Create ansible-evpn-vxlan-deploy/site.yml:

---
- name: Render XML from generated QFX role
  hosts: borderleaf:leaf:spine
  gather_facts: false
  connection: local
  vars:
    tmp_dir: ../ansible-provider-junos-vqfx-evpn-vxlan/configs
  roles:
    - role: vqfx-evpn-vxlan_role
      delegate_to: localhost

- name: Render XML from generated SRX role
  hosts: firewall
  gather_facts: false
  connection: local
  vars:
    tmp_dir: ../ansible-provider-junos-srx-ansible-role/configs
  roles:
    - role: srx-ansible-role_role
      delegate_to: localhost

- name: Preview and apply rendered XML on QFX devices
  hosts: borderleaf:leaf:spine
  gather_facts: false
  connection: local
  vars:
    netconf_user: "{{ lookup('env', 'NETCONF_USERNAME') }}"
    netconf_pass: "{{ lookup('env', 'NETCONF_PASSWORD') }}"
    tmp_dir: ../ansible-provider-junos-vqfx-evpn-vxlan/configs
  tasks:
    - name: Preview candidate diff without committing
      juniper.device.config:
        host: "{{ ansible_host | default(inventory_hostname) }}"
        port: "{{ ansible_port | default(830) }}"
        user: "{{ netconf_user }}"
        passwd: "{{ netconf_pass }}"
        load: replace
        src: "{{ tmp_dir }}/{{ inventory_hostname }}.xml"
        check: true
        commit: false
        diff: true
      register: preview_result

    - name: Print diff lines from preview
      ansible.builtin.debug:
        var: preview_result.diff_lines

    - name: Load and commit with commit-confirm safeguard
      juniper.device.config:
        host: "{{ ansible_host | default(inventory_hostname) }}"
        port: "{{ ansible_port | default(830) }}"
        user: "{{ netconf_user }}"
        passwd: "{{ netconf_pass }}"
        load: replace
        src: "{{ tmp_dir }}/{{ inventory_hostname }}.xml"
        confirmed: 5
        check_commit_wait: 5
        comment: "Apply EVPN-VXLAN config generated by JTAF"
      register: apply_result

    - name: Verify module-reported apply result
      ansible.builtin.assert:
        that:
          - not (apply_result.failed | default(false))
          - apply_result.msg is defined
        fail_msg: "Config apply failed on {{ inventory_hostname }}"
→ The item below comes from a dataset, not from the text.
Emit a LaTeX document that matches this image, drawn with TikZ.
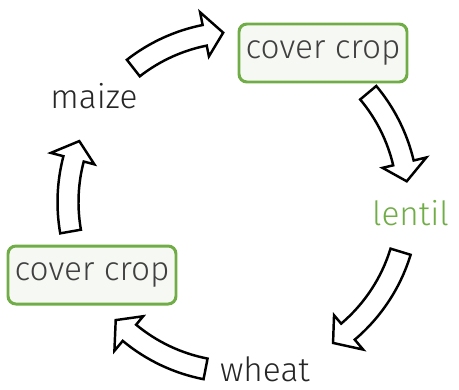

    - name: Confirm previously confirmed commit
      juniper.device.config:
        host: "{{ ansible_host | default(inventory_hostname) }}"
        port: "{{ ansible_port | default(830) }}"
        user: "{{ netconf_user }}"
        passwd: "{{ netconf_pass }}"
        check: true
        commit: false
        diff: false
      register: confirm_result

    - name: Print apply and confirm summaries
      ansible.builtin.debug:
        msg:
          - "apply={{ apply_result.msg | default('no message') }}"
          - "confirm={{ confirm_result.msg | default('no message') }}"

- name: Preview and apply rendered XML on SRX devices
  hosts: firewall
  gather_facts: false
  connection: local
  vars:
    netconf_user: "{{ lookup('env', 'NETCONF_USERNAME') }}"
    netconf_pass: "{{ lookup('env', 'NETCONF_PASSWORD') }}"
    tmp_dir: ../ansible-provider-junos-srx-ansible-role/configs
  tasks:
    - name: Preview candidate diff without committing (SRX)
      juniper.device.config:
        host: "{{ ansible_host | default(inventory_hostname) }}"
        port: "{{ ansible_port | default(830) }}"
        user: "{{ netconf_user }}"
        passwd: "{{ netconf_pass }}"
        load: replace
        src: "{{ tmp_dir }}/{{ inventory_hostname }}.xml"
        check: true
        commit: false
        diff: true
      register: preview_result_srx

    - name: Load and commit with commit-confirm safeguard (SRX)
      juniper.device.config:
        host: "{{ ansible_host | default(inventory_hostname) }}"
        port: "{{ ansible_port | default(830) }}"
        user: "{{ netconf_user }}"
        passwd: "{{ netconf_pass }}"
        load: replace
        src: "{{ tmp_dir }}/{{ inventory_hostname }}.xml"
        confirmed: 5
        check_commit_wait: 5
        comment: "Apply SRX config generated by JTAF"
      register: apply_result_srx

9. Run the playbook

cd ansible-evpn-vxlan-deploy

# NETCONF credentials used by the playbook
export NETCONF_USERNAME='<junos-netconf-user>'
export NETCONF_PASSWORD='<junos-netconf-password>'

ansible-playbook -i inventory.ini site.yml

10. What to check in output

• The preview tasks should show diffs for the generated switch groups (borderleaf, leaf, and spine) and for firewall.
• The apply tasks should succeed for both generated roles.
• Inventory and vars should remain merged across repeated jtaf-xml2yaml runs.

At this point you have completed render -> preview diff -> push -> plugin-level verification using both generated roles (QFX and SRX).